__Work required__. Your task is to retype the lines from the opening of the material through the line that includes "import seaborn as sns". Do not copy the pictures.

------------

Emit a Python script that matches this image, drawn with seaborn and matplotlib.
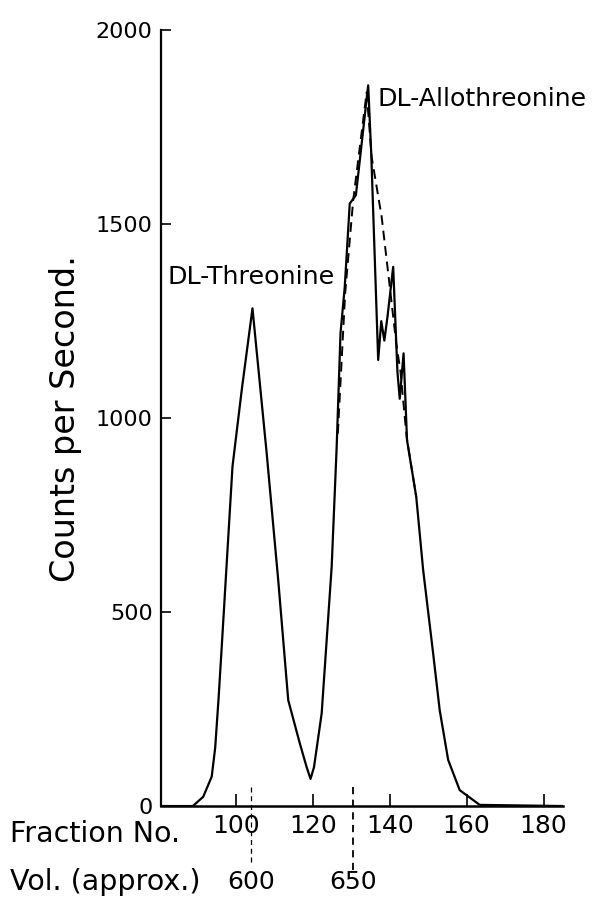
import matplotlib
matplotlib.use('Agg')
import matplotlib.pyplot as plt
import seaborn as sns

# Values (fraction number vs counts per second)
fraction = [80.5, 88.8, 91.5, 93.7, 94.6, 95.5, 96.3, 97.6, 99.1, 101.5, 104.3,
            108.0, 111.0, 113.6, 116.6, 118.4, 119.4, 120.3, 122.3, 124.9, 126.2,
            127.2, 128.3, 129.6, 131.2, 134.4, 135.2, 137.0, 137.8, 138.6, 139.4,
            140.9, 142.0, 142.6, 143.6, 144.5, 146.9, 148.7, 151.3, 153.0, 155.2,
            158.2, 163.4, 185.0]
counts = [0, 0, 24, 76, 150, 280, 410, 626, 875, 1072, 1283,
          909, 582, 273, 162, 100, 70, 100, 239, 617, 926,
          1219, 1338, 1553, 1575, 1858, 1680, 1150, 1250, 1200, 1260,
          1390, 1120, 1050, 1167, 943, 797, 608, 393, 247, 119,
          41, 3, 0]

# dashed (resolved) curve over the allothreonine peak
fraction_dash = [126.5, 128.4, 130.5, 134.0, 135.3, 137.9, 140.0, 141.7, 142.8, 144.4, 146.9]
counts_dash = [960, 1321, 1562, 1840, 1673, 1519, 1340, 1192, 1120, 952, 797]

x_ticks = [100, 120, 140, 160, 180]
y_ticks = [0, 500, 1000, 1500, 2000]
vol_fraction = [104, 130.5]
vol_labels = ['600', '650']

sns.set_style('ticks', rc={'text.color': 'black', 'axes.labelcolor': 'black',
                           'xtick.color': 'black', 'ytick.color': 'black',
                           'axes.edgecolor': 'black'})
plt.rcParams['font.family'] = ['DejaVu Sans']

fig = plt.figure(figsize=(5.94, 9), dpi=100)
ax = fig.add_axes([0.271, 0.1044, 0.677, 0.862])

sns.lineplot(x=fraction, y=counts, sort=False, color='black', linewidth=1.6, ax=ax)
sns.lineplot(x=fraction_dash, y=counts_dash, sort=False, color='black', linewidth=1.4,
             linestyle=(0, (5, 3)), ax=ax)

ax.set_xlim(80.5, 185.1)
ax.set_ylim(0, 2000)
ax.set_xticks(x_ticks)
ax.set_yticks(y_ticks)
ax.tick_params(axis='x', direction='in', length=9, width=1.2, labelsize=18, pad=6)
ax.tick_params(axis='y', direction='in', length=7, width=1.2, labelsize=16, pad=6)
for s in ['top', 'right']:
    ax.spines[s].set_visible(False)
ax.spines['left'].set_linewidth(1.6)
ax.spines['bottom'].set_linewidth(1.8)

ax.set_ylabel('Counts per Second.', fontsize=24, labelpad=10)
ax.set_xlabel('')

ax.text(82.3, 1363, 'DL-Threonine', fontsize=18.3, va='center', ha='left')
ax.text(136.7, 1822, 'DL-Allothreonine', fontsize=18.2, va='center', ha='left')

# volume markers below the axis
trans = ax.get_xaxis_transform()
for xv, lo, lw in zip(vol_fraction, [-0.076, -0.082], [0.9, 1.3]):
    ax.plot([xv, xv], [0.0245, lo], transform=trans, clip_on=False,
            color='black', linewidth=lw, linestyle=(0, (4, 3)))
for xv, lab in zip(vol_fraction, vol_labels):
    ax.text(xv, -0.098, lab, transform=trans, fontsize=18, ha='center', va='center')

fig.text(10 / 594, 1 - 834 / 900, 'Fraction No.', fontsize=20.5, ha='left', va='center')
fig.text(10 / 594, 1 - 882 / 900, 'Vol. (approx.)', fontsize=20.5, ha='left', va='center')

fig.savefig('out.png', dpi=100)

------------

__Correct answer__.
Emit a Python script that matches this image, drawn with seaborn and matplotlib.
import matplotlib
matplotlib.use('Agg')
import matplotlib.pyplot as plt
import seaborn as sns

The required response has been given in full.